When I threatened legal action, their response was something along the lines of, “We have far more money to fight a legal battle than you, so good luck.” In the end, the listing agent representing the bank took the commission reduction to ensure the deal closed.
It’s a rough game negotiating with a bank, and in most cases, it’s take it or leave it with them. So be prepared to be bullied and pushed around.
Other issues to consider in today’s market is that many banks have purposely slowed down the number of foreclosures they are releasing onto the market. They are artificially reducing supply in the marketplace. Meanwhile, there is much talk about the benefits to investors of buying single family homes, so demand for foreclosures is on the rise.
This is creating bidding wars in markets all across the country and buyers are paying above list price to get offers accepted. It’s insane! As one of my favorite business people in history, Sam Walton, said, “swim upstream.” If supply is limited and demand is up, go upstream, move in the exact opposite direction as everyone else.
Deciding whether to invest in foreclosures involves several factors.
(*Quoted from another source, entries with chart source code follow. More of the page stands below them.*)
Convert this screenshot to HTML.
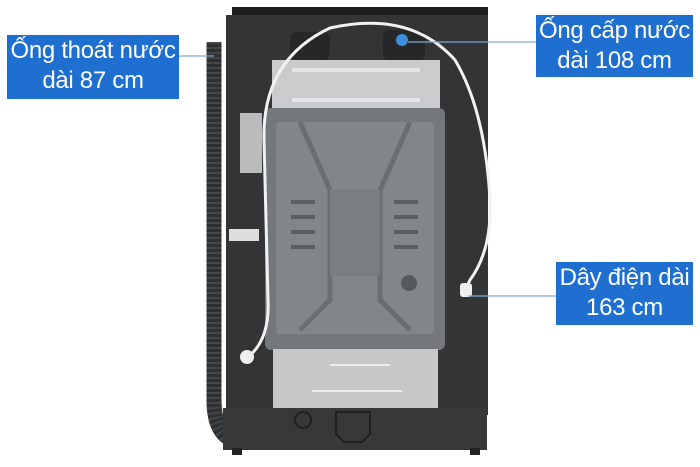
<!DOCTYPE html>
<html><head><meta charset="utf-8"><style>
html,body{margin:0;padding:0;background:#fff;}
.w{position:relative;width:700px;height:467px;overflow:hidden;background:#fff;font-family:"Liberation Sans",sans-serif;}
.lb{position:absolute;background:#1f6fd1;color:#fff;text-align:center;font-size:24px;line-height:30px;box-sizing:border-box;padding-top:1px;letter-spacing:-0.3px;white-space:nowrap;}
</style></head><body><div class="w">
<svg width="700" height="467" style="position:absolute;left:0;top:0">
<path d="M214 42 L214 400 Q214 432 232 440" stroke="#2d2f31" stroke-width="15" fill="none"/>
<path d="M214 42 L214 400 Q214 432 232 440" stroke="#44474a" stroke-width="15" fill="none" stroke-dasharray="2 3"/>
<rect x="232" y="7" width="256" height="10" fill="#1c1d1f"/>
<rect x="226" y="15" width="262" height="400" fill="#333436"/>
<rect x="223" y="408" width="264" height="42" fill="#37383a"/>
<rect x="232" y="448" width="10" height="7" fill="#222"/>
<rect x="470" y="448" width="10" height="7" fill="#222"/>
<rect x="290" y="32" width="40" height="28" rx="6" fill="#262729"/>
<rect x="383" y="30" width="42" height="30" rx="6" fill="#262729"/>
<circle cx="402" cy="40" r="6" fill="#3d8fe0"/>
<rect x="272" y="60" width="168" height="50" fill="#c9cbcd"/>
<rect x="292" y="68" width="128" height="4" fill="#e4e5e6"/>
<rect x="292" y="98" width="128" height="4" fill="#e4e5e6"/>
<rect x="265" y="108" width="180" height="242" rx="6" fill="#74787d"/>
<rect x="276" y="122" width="158" height="212" rx="4" fill="#82868b"/>
<path d="M300 122 L330 190 L330 300 L300 330 M410 122 L380 190 L380 300 L410 330" stroke="#6a6e73" stroke-width="5" fill="none"/>
<rect x="330" y="190" width="50" height="86" fill="#7a7e83"/>
<g fill="#5a5e63"><rect x="291" y="200" width="24" height="4"/><rect x="291" y="215" width="24" height="4"/><rect x="291" y="230" width="24" height="4"/><rect x="291" y="245" width="24" height="4"/><rect x="394" y="200" width="24" height="4"/><rect x="394" y="215" width="24" height="4"/><rect x="394" y="230" width="24" height="4"/><rect x="394" y="245" width="24" height="4"/></g>
<circle cx="409" cy="283" r="8" fill="#55595e"/>
<rect x="273" y="349" width="165" height="59" fill="#c5c7c9"/>
<rect x="330" y="364" width="60" height="2" fill="#eee"/>
<rect x="312" y="390" width="90" height="2" fill="#eee"/>
<circle cx="303" cy="420" r="8" fill="none" stroke="#1f2022" stroke-width="2"/>
<path d="M336 412 h34 v22 l-8 8 h-18 l-8 -8 z" fill="none" stroke="#1f2022" stroke-width="2"/>
<rect x="240" y="113" width="22" height="60" fill="#b9bbbd"/>
<rect x="229" y="229" width="30" height="12" fill="#ddd"/>
<path d="M247 358 Q270 340 268 300 L264 140 Q262 60 330 28 Q410 10 455 60 Q485 110 490 200 Q492 250 470 280 L465 290" stroke="#f2f2f2" stroke-width="3" fill="none"/>
<circle cx="247" cy="357" r="7" fill="#eee"/>
<rect x="460" y="283" width="12" height="14" rx="3" fill="#eee"/>
<line x1="179" y1="56" x2="214" y2="56" stroke="#7fa9d6" stroke-width="1.2"/>
<line x1="408" y1="42" x2="536" y2="42" stroke="#7fa9d6" stroke-width="1.2"/>
<line x1="468" y1="296" x2="556" y2="296" stroke="#7fa9d6" stroke-width="1.2"/>
</svg>
<div class="lb" style="left:7px;top:35px;width:172px;height:64px;">Ống thoát nước<br>dài 87 cm</div>
<div class="lb" style="left:536px;top:15px;width:157px;height:62px;">Ống cấp nước<br>dài 108 cm</div>
<div class="lb" style="left:556px;top:262px;width:137px;height:63px;">Dây điện dài<br>163 cm</div>
</div></body></html>
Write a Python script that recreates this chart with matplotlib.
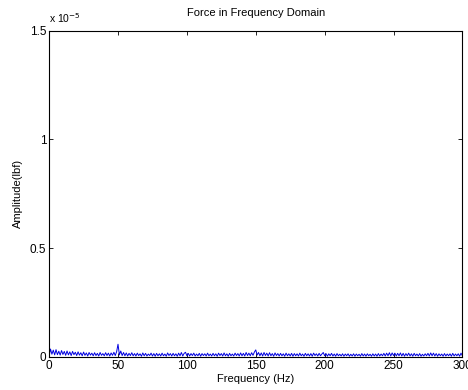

If you can find the foreclosures creatively, have the earnest money and ability to pay cash or get access to some quickly purchase money as well as be willing to deal with rigid banks, you can make investing in foreclosures profitable.
Otherwise, you may want to seek greener pastures. Foreclosures aren’t for the faint of heart, and I rarely advise a beginner or even intermediate investor to invest in foreclosures. But for the experts and full-time investors, adding a few foreclosure deals to the mix every year can be a solid plan. Your comments are welcome!